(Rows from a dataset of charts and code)
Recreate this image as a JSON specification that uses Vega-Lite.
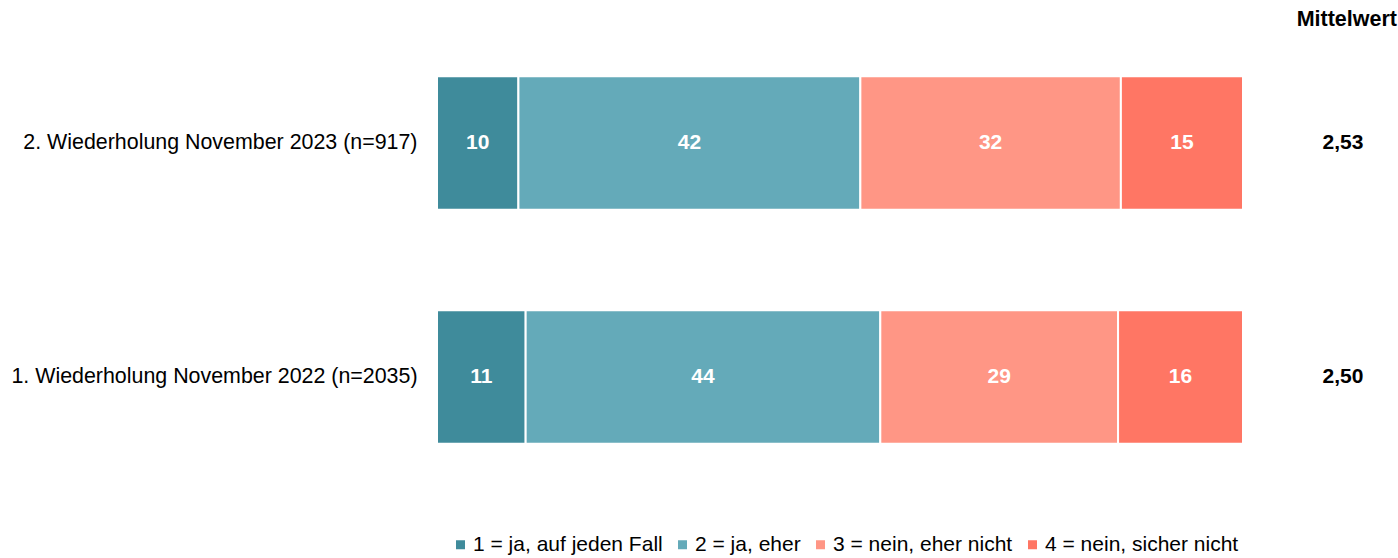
{
  "$schema": "https://vega.github.io/schema/vega-lite/v6.json",
  "width": 806,
  "height": 468,
  "autosize": {"type": "none"},
  "padding": {"left": 437, "top": 26, "right": 155, "bottom": 64},
  "background": "white",
  "config": {"view": {"stroke": null}, "font": "Liberation Sans"},
  "title": {"text": "Mittelwert", "anchor": "end", "frame": "group", "dx": 154, "offset": -4, "fontSize": 21.5, "fontWeight": "bold", "color": "#000000", "font": "Liberation Sans"},
  "datasets": {
    "bars": [
      {"wave": "2. Wiederholung November 2023 (n=917)", "category": "1 = ja, auf jeden Fall", "order": 1, "value": 10, "label": "10"},
      {"wave": "2. Wiederholung November 2023 (n=917)", "category": "2 = ja, eher", "order": 2, "value": 42, "label": "42"},
      {"wave": "2. Wiederholung November 2023 (n=917)", "category": "3 = nein, eher nicht", "order": 3, "value": 32, "label": "32"},
      {"wave": "2. Wiederholung November 2023 (n=917)", "category": "4 = nein, sicher nicht", "order": 4, "value": 15, "label": "15"},
      {"wave": "1. Wiederholung November 2022 (n=2035)", "category": "1 = ja, auf jeden Fall", "order": 1, "value": 11, "label": "11"},
      {"wave": "1. Wiederholung November 2022 (n=2035)", "category": "2 = ja, eher", "order": 2, "value": 44, "label": "44"},
      {"wave": "1. Wiederholung November 2022 (n=2035)", "category": "3 = nein, eher nicht", "order": 3, "value": 29.5, "label": "29"},
      {"wave": "1. Wiederholung November 2022 (n=2035)", "category": "4 = nein, sicher nicht", "order": 4, "value": 15.5, "label": "16"}
    ],
    "mw": [
      {"wave": "2. Wiederholung November 2023 (n=917)", "mittelwert": "2,53"},
      {"wave": "1. Wiederholung November 2022 (n=2035)", "mittelwert": "2,50"}
    ]
  },
  "encoding": {
    "y": {
      "field": "wave",
      "type": "nominal",
      "sort": ["2. Wiederholung November 2023 (n=917)", "1. Wiederholung November 2022 (n=2035)"],
      "scale": {"paddingInner": 0.43, "paddingOuter": 0.215},
      "axis": {"title": null, "domain": false, "ticks": false, "labelFontSize": 21.4, "labelColor": "#000000", "labelPadding": 20, "labelLimit": 0, "labelFont": "Liberation Sans"}
    }
  },
  "layer": [
    {
      "data": {"name": "bars"},
      "mark": {"type": "bar", "stroke": "white", "strokeWidth": 2},
      "encoding": {
        "x": {"field": "value", "type": "quantitative", "stack": "normalize", "scale": {"domain": [0, 1]}, "axis": null},
        "color": {
          "field": "category",
          "type": "nominal",
          "scale": {
            "domain": ["1 = ja, auf jeden Fall", "2 = ja, eher", "3 = nein, eher nicht", "4 = nein, sicher nicht"],
            "range": ["#3F8B9B", "#64AAB9", "#FF9685", "#FF7664"]
          },
          "legend": {
            "orient": "none",
            "legendX": 13,
            "legendY": 508,
            "direction": "horizontal",
            "columns": 4,
            "title": null,
            "symbolType": "square",
            "symbolSize": 81,
            "symbolStrokeWidth": 0,
            "labelFontSize": 21,
            "labelColor": "#000000",
            "labelFont": "Liberation Sans",
            "labelOffset": 2,
            "columnPadding": 9,
            "padding": 0,
            "labelLimit": 0
          }
        },
        "order": {"field": "order", "type": "quantitative"}
      }
    },
    {
      "data": {"name": "bars"},
      "mark": {"type": "text", "color": "white", "fontWeight": "bold", "fontSize": 21, "font": "Liberation Sans", "align": "center", "baseline": "middle"},
      "encoding": {
        "x": {"field": "value", "type": "quantitative", "stack": "normalize", "bandPosition": 0.5},
        "detail": {"field": "category"},
        "order": {"field": "order", "type": "quantitative"},
        "text": {"field": "label", "type": "nominal"}
      }
    },
    {
      "data": {"name": "mw"},
      "mark": {"type": "text", "color": "#000000", "fontWeight": "bold", "fontSize": 21, "font": "Liberation Sans", "align": "center", "baseline": "middle"},
      "encoding": {
        "x": {"datum": 1.124, "type": "quantitative"},
        "text": {"field": "mittelwert", "type": "nominal"}
      }
    }
  ]
}
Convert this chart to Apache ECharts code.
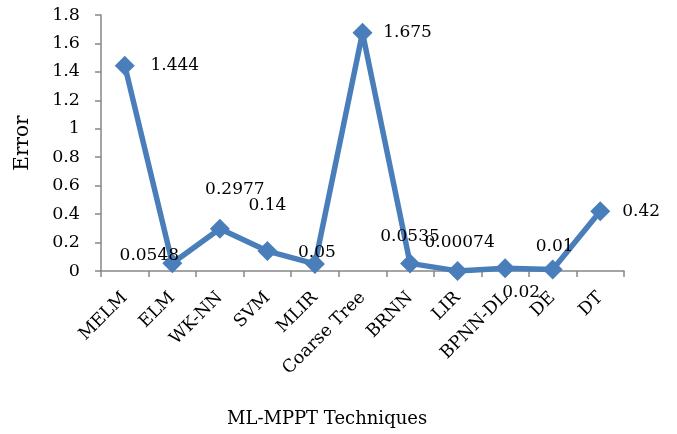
<!DOCTYPE html>
<html>
<head>
<meta charset="utf-8">
<script src="https://cdn.jsdelivr.net/npm/echarts@6/dist/echarts.min.js"></script>
<style>
  html, body { margin: 0; padding: 0; background: #fff; }
  #chart { width: 677px; height: 434px; }
</style>
</head>
<body>
<div id="chart"></div>
<script>
// Error of each MPPT technique
const techniques = ['MELM', 'ELM', 'WK-NN', 'SVM', 'MLIR', 'Coarse Tree', 'BRNN', 'LIR', 'BPNN-DL', 'DE', 'DT'];
const errors = [1.444, 0.0548, 0.2977, 0.14, 0.05, 1.675, 0.0535, 0.00074, 0.02, 0.01, 0.42];
const errorLabels = ['1.444', '0.0548', '0.2977', '0.14', '0.05', '1.675', '0.0535', '0.00074', '0.02', '0.01', '0.42'];

// Where each value label sits relative to its marker (x, y pixels)
const labelShift = [[50, 0], [-23, -8], [15, -39], [0, -46], [2, -11], [45, 0], [0, -27], [2, -28], [16, 24], [2, -23], [41, 0]];

const FONT = 'DejaVu Serif';
const AXIS = '#868686';
const LINE = '#4a7ebb';

const chart = echarts.init(document.getElementById('chart'));

const seriesData = errors.map((v, i) => ({
  value: v,
  label: {
    show: true,
    position: 'inside',
    offset: labelShift[i],
    formatter: errorLabels[i]
  }
}));

chart.setOption({
  animation: false,
  grid: { left: 101, right: 53, top: 15, bottom: 163 },
  xAxis: {
    type: 'category',
    data: techniques,
    boundaryGap: true,
    axisLine: { lineStyle: { color: AXIS, width: 1.5 } },
    axisTick: { show: true, length: 6, lineStyle: { color: AXIS, width: 1.5 } },
    axisLabel: {
      rotate: 45,
      interval: 0,
      margin: 24,
      color: '#000',
      fontFamily: FONT,
      fontSize: 17.5
    },
    splitLine: { show: false }
  },
  yAxis: {
    type: 'value',
    min: 0,
    max: 1.8,
    interval: 0.2,
    name: 'Error',
    nameLocation: 'middle',
    nameGap: 68,
    nameRotate: 90,
    nameTextStyle: { color: '#000', fontFamily: FONT, fontSize: 20 },
    axisLine: { show: true, lineStyle: { color: AXIS, width: 1.5 } },
    axisTick: { show: true, length: 6, lineStyle: { color: AXIS, width: 1.5 } },
    axisLabel: {
      margin: 21,
      color: '#000',
      fontFamily: FONT,
      fontSize: 17.5,
      formatter: v => String(Math.round(v * 10) / 10)
    },
    splitLine: { show: false }
  },
  graphic: [{
    type: 'text',
    left: 227,
    top: 410,
    style: {
      text: 'ML-MPPT Techniques',
      fill: '#000',
      font: '18px "DejaVu Serif"'
    }
  }],
  series: [{
    type: 'line',
    data: seriesData,
    symbol: 'diamond',
    symbolSize: 20,
    lineStyle: { color: LINE, width: 5.5 },
    itemStyle: { color: LINE },
    label: {
      color: '#000',
      fontFamily: FONT,
      fontSize: 17
    }
  }]
});
</script>
</body>
</html>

YOUR INSTRUCTIONS:
Copy each line in full and exactly, omitting any picture.

EXERCISE RESULT:
Recreate this image as a JSON specification that uses Vega-Lite.
{
  "$schema": "https://vega.github.io/schema/vega-lite/v6.json",
  "width": 806,
  "height": 468,
  "autosize": {"type": "none"},
  "padding": {"left": 437, "top": 26, "right": 155, "bottom": 64},
  "background": "white",
  "config": {"view": {"stroke": null}, "font": "Liberation Sans"},
  "title": {"text": "Mittelwert", "anchor": "end", "frame": "group", "dx": 154, "offset": -4, "fontSize": 21.5, "fontWeight": "bold", "color": "#000000", "font": "Liberation Sans"},
  "datasets": {
    "bars": [
      {"wave": "2. Wiederholung November 2023 (n=917)", "category": "1 = ja, auf jeden Fall", "order": 1, "value": 10, "label": "10"},
      {"wave": "2. Wiederholung November 2023 (n=917)", "category": "2 = ja, eher", "order": 2, "value": 42, "label": "42"},
      {"wave": "2. Wiederholung November 2023 (n=917)", "category": "3 = nein, eher nicht", "order": 3, "value": 32, "label": "32"},
      {"wave": "2. Wiederholung November 2023 (n=917)", "category": "4 = nein, sicher nicht", "order": 4, "value": 15, "label": "15"},
      {"wave": "1. Wiederholung November 2022 (n=2035)", "category": "1 = ja, auf jeden Fall", "order": 1, "value": 11, "label": "11"},
      {"wave": "1. Wiederholung November 2022 (n=2035)", "category": "2 = ja, eher", "order": 2, "value": 44, "label": "44"},
      {"wave": "1. Wiederholung November 2022 (n=2035)", "category": "3 = nein, eher nicht", "order": 3, "value": 29.5, "label": "29"},
      {"wave": "1. Wiederholung November 2022 (n=2035)", "category": "4 = nein, sicher nicht", "order": 4, "value": 15.5, "label": "16"}
    ],
    "mw": [
      {"wave": "2. Wiederholung November 2023 (n=917)", "mittelwert": "2,53"},
      {"wave": "1. Wiederholung November 2022 (n=2035)", "mittelwert": "2,50"}
    ]
  },
  "encoding": {
    "y": {
      "field": "wave",
      "type": "nominal",
      "sort": ["2. Wiederholung November 2023 (n=917)", "1. Wiederholung November 2022 (n=2035)"],
      "scale": {"paddingInner": 0.43, "paddingOuter": 0.215},
      "axis": {"title": null, "domain": false, "ticks": false, "labelFontSize": 21.4, "labelColor": "#000000", "labelPadding": 20, "labelLimit": 0, "labelFont": "Liberation Sans"}
    }
  },
  "layer": [
    {
      "data": {"name": "bars"},
      "mark": {"type": "bar", "stroke": "white", "strokeWidth": 2},
      "encoding": {
        "x": {"field": "value", "type": "quantitative", "stack": "normalize", "scale": {"domain": [0, 1]}, "axis": null},
        "color": {
          "field": "category",
          "type": "nominal",
          "scale": {
            "domain": ["1 = ja, auf jeden Fall", "2 = ja, eher", "3 = nein, eher nicht", "4 = nein, sicher nicht"],
            "range": ["#3F8B9B", "#64AAB9", "#FF9685", "#FF7664"]
          },
          "legend": {
            "orient": "none",
            "legendX": 13,
            "legendY": 508,
            "direction": "horizontal",
            "columns": 4,
            "title": null,
            "symbolType": "square",
            "symbolSize": 81,
            "symbolStrokeWidth": 0,
            "labelFontSize": 21,
            "labelColor": "#000000",
            "labelFont": "Liberation Sans",
            "labelOffset": 2,
            "columnPadding": 9,
            "padding": 0,
            "labelLimit": 0
          }
        },
        "order": {"field": "order", "type": "quantitative"}
      }
    },
    {
      "data": {"name": "bars"},
      "mark": {"type": "text", "color": "white", "fontWeight": "bold", "fontSize": 21, "font": "Liberation Sans", "align": "center", "baseline": "middle"},
      "encoding": {
        "x": {"field": "value", "type": "quantitative", "stack": "normalize", "bandPosition": 0.5},
        "detail": {"field": "category"},
        "order": {"field": "order", "type": "quantitative"},
        "text": {"field": "label", "type": "nominal"}
      }
    },
    {
      "data": {"name": "mw"},
      "mark": {"type": "text", "color": "#000000", "fontWeight": "bold", "fontSize": 21, "font": "Liberation Sans", "align": "center", "baseline": "middle"},
      "encoding": {
        "x": {"datum": 1.124, "type": "quantitative"},
        "text": {"field": "mittelwert", "type": "nominal"}
      }
    }
  ]
}
Convert this chart to Apache ECharts code.
<!DOCTYPE html>
<html>
<head>
<meta charset="utf-8">
<script src="https://cdn.jsdelivr.net/npm/echarts@6/dist/echarts.min.js"></script>
<style>
  html, body { margin: 0; padding: 0; background: #fff; }
  #chart { width: 677px; height: 434px; }
</style>
</head>
<body>
<div id="chart"></div>
<script>
// Error of each MPPT technique
const techniques = ['MELM', 'ELM', 'WK-NN', 'SVM', 'MLIR', 'Coarse Tree', 'BRNN', 'LIR', 'BPNN-DL', 'DE', 'DT'];
const errors = [1.444, 0.0548, 0.2977, 0.14, 0.05, 1.675, 0.0535, 0.00074, 0.02, 0.01, 0.42];
const errorLabels = ['1.444', '0.0548', '0.2977', '0.14', '0.05', '1.675', '0.0535', '0.00074', '0.02', '0.01', '0.42'];

// Where each value label sits relative to its marker (x, y pixels)
const labelShift = [[50, 0], [-23, -8], [15, -39], [0, -46], [2, -11], [45, 0], [0, -27], [2, -28], [16, 24], [2, -23], [41, 0]];

const FONT = 'DejaVu Serif';
const AXIS = '#868686';
const LINE = '#4a7ebb';

const chart = echarts.init(document.getElementById('chart'));

const seriesData = errors.map((v, i) => ({
  value: v,
  label: {
    show: true,
    position: 'inside',
    offset: labelShift[i],
    formatter: errorLabels[i]
  }
}));

chart.setOption({
  animation: false,
  grid: { left: 101, right: 53, top: 15, bottom: 163 },
  xAxis: {
    type: 'category',
    data: techniques,
    boundaryGap: true,
    axisLine: { lineStyle: { color: AXIS, width: 1.5 } },
    axisTick: { show: true, length: 6, lineStyle: { color: AXIS, width: 1.5 } },
    axisLabel: {
      rotate: 45,
      interval: 0,
      margin: 24,
      color: '#000',
      fontFamily: FONT,
      fontSize: 17.5
    },
    splitLine: { show: false }
  },
  yAxis: {
    type: 'value',
    min: 0,
    max: 1.8,
    interval: 0.2,
    name: 'Error',
    nameLocation: 'middle',
    nameGap: 68,
    nameRotate: 90,
    nameTextStyle: { color: '#000', fontFamily: FONT, fontSize: 20 },
    axisLine: { show: true, lineStyle: { color: AXIS, width: 1.5 } },
    axisTick: { show: true, length: 6, lineStyle: { color: AXIS, width: 1.5 } },
    axisLabel: {
      margin: 21,
      color: '#000',
      fontFamily: FONT,
      fontSize: 17.5,
      formatter: v => String(Math.round(v * 10) / 10)
    },
    splitLine: { show: false }
  },
  graphic: [{
    type: 'text',
    left: 227,
    top: 410,
    style: {
      text: 'ML-MPPT Techniques',
      fill: '#000',
      font: '18px "DejaVu Serif"'
    }
  }],
  series: [{
    type: 'line',
    data: seriesData,
    symbol: 'diamond',
    symbolSize: 20,
    lineStyle: { color: LINE, width: 5.5 },
    itemStyle: { color: LINE },
    label: {
      color: '#000',
      fontFamily: FONT,
      fontSize: 17
    }
  }]
});
</script>
</body>
</html>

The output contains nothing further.